A Cry for Freedom: What School Refusal Really Tells Us
We have built school into the architecture of society so completely that it feels natural, inevitable, unquestionable. Children go to school. That is the rule. It is spoken as expectation, enforced as routine, and backed by policy and law. Attendance is treated not as a relationship, but as a requirement.
So when a child refuses school, the question is rarely why the environment no longer works. The question becomes, what is wrong with the child?
School refusal is framed as a problem to be solved. A behaviour to be managed. A gap to be closed. Plans are made. Interventions are layered. Labels begin to surface. Anxiety. Avoidance. Defiance. We gather data, track attendance, and build reintegration plans. The system mobilizes quickly, efficiently, and almost always in the same direction. Back to school.
But what if refusal is not the failure of the child to meet the system, but the refusal of the child to continue meeting a system that cannot hold them?
We do not often ask that question. Because to ask it would require us to look at what school actually is.
Schools do not exist in a vacuum. They are shaped by the same forces that shape the rest of society. Efficiency. Standardization. Productivity. Compliance. These are not incidental features. They are foundational. From age-based groupings to bell schedules to outcome-driven curriculum, school is organized around managing groups, measuring progress, and producing results. It is a system designed to move bodies and sort outcomes.
Curiosity does not fit easily into that structure. Neither does play. Neither does autonomy.
Freedom, in many classrooms, becomes something to be earned, not something to be protected.
And children feel that.
They feel it in the constant evaluation. In the comparison. In the quiet pressure to perform, behave, regulate, and produce. They feel it when their distress is redirected into coping strategies instead of being understood as communication. They feel it when belonging is conditional on compliance.
For some children, this tension becomes intolerable.
They stop going.
Not always loudly. Not always dramatically. Sometimes it begins with stomach aches, exhaustion, or tears in the morning. Sometimes it is framed as anxiety, and sometimes it is. But anxiety does not emerge in a vacuum. It grows in environments where safety, agency, and belonging are uncertain.
School refusal is not simply avoidance.
It is information.
It is a signal that something, somewhere, is not working.

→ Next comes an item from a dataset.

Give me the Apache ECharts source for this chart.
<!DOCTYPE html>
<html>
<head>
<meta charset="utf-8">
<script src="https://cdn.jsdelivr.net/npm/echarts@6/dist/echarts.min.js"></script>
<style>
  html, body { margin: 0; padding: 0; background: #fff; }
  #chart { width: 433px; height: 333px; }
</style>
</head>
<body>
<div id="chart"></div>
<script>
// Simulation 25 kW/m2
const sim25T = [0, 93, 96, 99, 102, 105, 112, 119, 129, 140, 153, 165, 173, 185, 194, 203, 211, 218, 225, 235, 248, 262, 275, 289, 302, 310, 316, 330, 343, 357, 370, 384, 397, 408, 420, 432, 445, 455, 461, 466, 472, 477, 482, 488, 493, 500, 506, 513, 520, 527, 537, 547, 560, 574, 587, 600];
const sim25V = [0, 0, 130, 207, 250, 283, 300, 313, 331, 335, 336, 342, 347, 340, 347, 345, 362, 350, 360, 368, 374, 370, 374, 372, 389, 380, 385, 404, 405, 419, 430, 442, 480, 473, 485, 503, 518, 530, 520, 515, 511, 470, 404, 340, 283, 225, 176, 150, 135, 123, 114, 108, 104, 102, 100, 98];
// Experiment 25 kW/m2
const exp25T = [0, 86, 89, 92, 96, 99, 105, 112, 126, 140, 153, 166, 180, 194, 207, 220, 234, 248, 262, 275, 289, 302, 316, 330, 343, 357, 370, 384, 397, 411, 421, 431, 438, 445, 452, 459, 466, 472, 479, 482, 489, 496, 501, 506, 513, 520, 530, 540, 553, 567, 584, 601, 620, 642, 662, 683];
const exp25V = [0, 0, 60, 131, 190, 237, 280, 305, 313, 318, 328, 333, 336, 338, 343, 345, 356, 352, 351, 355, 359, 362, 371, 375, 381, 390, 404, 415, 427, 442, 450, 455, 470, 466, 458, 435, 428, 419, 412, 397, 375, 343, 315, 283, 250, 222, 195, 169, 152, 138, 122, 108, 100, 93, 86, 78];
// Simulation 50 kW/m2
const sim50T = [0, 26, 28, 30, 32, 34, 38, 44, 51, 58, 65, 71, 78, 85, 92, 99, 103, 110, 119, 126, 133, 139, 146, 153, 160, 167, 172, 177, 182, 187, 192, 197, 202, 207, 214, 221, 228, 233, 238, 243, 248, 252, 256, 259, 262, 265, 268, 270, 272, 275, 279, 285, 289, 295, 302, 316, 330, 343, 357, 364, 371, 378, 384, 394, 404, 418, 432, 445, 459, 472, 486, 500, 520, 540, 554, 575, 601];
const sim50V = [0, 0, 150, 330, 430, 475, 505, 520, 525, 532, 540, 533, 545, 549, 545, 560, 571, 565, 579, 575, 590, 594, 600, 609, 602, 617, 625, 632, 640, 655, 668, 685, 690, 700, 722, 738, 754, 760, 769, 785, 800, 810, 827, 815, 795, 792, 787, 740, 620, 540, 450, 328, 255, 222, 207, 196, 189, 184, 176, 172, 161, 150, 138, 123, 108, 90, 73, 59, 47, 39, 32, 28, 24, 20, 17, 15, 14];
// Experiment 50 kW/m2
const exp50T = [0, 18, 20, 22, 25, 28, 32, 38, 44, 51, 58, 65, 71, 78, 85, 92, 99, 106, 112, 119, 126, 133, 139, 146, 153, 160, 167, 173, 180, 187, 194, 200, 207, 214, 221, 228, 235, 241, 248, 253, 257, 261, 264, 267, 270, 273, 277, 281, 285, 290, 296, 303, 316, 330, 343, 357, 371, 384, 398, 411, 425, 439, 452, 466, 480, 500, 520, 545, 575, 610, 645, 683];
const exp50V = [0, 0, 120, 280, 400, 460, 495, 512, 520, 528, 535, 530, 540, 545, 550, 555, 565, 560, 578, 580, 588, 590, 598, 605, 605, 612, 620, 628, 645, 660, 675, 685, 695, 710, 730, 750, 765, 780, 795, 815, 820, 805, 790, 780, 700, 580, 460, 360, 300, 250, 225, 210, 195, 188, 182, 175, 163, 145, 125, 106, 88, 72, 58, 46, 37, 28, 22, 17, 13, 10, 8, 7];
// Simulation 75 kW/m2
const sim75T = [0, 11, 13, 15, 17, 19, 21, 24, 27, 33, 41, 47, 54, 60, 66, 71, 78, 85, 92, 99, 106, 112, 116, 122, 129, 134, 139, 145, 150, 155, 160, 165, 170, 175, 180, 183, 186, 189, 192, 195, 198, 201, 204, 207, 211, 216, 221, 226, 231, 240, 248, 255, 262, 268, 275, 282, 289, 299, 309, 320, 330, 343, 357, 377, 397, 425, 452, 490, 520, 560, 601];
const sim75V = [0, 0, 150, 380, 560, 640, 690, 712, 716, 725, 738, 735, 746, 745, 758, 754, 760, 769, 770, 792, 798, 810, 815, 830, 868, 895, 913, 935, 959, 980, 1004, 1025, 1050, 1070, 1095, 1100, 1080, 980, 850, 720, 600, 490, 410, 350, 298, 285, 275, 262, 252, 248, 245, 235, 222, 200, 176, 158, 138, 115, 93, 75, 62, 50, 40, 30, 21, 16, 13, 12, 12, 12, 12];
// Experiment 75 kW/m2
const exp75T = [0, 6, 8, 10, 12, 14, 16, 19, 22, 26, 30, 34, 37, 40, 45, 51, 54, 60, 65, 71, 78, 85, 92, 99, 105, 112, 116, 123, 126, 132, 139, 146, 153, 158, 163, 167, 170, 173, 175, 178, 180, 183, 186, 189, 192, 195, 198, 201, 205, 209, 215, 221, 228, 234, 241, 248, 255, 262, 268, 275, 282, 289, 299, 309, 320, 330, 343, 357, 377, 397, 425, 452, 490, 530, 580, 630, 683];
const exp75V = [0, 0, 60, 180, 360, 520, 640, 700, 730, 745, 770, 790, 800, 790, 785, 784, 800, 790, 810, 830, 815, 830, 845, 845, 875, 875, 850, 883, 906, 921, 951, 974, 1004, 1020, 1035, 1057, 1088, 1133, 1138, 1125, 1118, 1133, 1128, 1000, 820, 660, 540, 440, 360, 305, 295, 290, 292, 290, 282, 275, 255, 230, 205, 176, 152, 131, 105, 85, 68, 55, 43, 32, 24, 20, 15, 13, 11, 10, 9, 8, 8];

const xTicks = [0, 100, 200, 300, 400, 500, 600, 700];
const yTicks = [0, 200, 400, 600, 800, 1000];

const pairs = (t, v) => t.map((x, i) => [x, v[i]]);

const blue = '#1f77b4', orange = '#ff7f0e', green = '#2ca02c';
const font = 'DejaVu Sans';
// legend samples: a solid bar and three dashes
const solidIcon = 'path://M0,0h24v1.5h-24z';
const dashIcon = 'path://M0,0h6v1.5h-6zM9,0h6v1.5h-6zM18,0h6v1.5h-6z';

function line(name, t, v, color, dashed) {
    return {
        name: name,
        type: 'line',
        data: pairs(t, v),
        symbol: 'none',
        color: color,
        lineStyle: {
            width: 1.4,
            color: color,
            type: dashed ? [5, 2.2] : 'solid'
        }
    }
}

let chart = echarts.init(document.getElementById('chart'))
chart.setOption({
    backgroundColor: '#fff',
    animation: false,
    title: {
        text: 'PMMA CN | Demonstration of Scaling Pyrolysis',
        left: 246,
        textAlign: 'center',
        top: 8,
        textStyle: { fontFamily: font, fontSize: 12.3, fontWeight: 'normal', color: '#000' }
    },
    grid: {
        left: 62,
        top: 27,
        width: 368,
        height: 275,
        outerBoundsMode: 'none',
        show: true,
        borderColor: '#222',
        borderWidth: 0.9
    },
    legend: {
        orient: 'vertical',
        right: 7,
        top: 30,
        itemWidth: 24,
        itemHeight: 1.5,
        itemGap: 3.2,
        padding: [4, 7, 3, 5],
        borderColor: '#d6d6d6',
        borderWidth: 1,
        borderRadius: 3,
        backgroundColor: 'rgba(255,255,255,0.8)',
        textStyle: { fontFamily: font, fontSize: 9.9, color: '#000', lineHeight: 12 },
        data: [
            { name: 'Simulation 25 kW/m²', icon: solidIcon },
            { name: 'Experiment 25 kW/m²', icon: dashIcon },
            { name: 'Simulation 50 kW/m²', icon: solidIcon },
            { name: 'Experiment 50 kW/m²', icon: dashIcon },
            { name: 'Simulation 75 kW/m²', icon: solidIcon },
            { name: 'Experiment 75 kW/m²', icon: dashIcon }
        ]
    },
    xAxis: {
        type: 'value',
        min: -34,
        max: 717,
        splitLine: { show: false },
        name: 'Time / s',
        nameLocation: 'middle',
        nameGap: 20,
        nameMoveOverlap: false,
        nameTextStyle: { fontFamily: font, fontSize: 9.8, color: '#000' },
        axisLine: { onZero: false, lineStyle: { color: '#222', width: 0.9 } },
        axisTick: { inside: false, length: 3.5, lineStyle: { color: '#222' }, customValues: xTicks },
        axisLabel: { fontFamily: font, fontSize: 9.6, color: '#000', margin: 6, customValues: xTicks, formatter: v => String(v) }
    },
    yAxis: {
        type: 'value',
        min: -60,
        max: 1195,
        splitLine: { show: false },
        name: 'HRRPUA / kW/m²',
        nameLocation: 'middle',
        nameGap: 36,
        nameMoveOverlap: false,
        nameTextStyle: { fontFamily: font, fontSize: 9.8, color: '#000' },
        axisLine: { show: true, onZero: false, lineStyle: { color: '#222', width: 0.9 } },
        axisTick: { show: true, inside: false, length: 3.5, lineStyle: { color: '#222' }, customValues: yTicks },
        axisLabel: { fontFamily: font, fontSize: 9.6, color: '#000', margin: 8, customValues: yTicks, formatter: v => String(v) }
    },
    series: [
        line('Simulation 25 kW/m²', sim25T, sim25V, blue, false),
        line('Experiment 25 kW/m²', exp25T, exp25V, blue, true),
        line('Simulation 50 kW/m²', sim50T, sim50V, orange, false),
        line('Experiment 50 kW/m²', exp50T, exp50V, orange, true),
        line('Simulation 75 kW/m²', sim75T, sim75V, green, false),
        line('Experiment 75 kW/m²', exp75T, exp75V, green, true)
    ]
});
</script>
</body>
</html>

Yet systems organized around compliance are not built to interpret signals. They are built to correct deviation.
So we intervene.
We create graduated return plans. We assign support staff. We offer rewards for attendance. We teach coping skills. We frame success as getting the child back through the doors, sitting at a desk, participating in the routine. If it works, we call it progress. If it doesn’t, we intensify the intervention.
What we rarely do is ask whether the expectation itself is the problem.
Children are not simply future workers in training. They are rights-bearing human beings in the present, with a right to dignity, safety, and to have their voices heard in matters that affect them. Yet when a child refuses school, their voice is often the first thing that disappears. Decisions are made about them, rarely with them, and attendance becomes the goal even when the conditions that made attendance impossible remain unchanged.
This is where the narrative begins to fracture. If school is truly about learning, connection, and growth, then a child refusing to attend should prompt deep reflection about those conditions. Instead, it often triggers a tightening of control. More monitoring. More pressure. More urgency to fix the child.
We call it support.
But support that requires a child to override their own sense of safety is not neutral. It is coercive.
There are children who are no longer willing to make that trade. They are not lazy or broken, nor are they failing to cope. They are responding to environments that feel overwhelming, misaligned, or unsafe, and to systems that prioritize order over relationship, productivity over presence, and compliance over autonomy.
In that refusal, there is something deeply uncomfortable.
Because it exposes a truth we would rather not face.
School, as it currently exists, does not work for all children, not because those children are flawed, but because the system was never designed with their full humanity in mind.
School refusal disrupts the narrative that education is universally accessible, inherently beneficial, and unquestionably necessary in its current form. It forces us to confront the difference between being present and being included, between attending and belonging, and between participating and feeling safe.
It asks us to listen differently.
Not to how quickly we can return a child to school, but to what their refusal is trying to tell us about the conditions we have normalized.
A cry for freedom is not something to be managed.
It is something to be understood.
And if we are willing to hear it, it may not only change how we respond to school refusal, but also force us to reconsider what school is meant to be at all.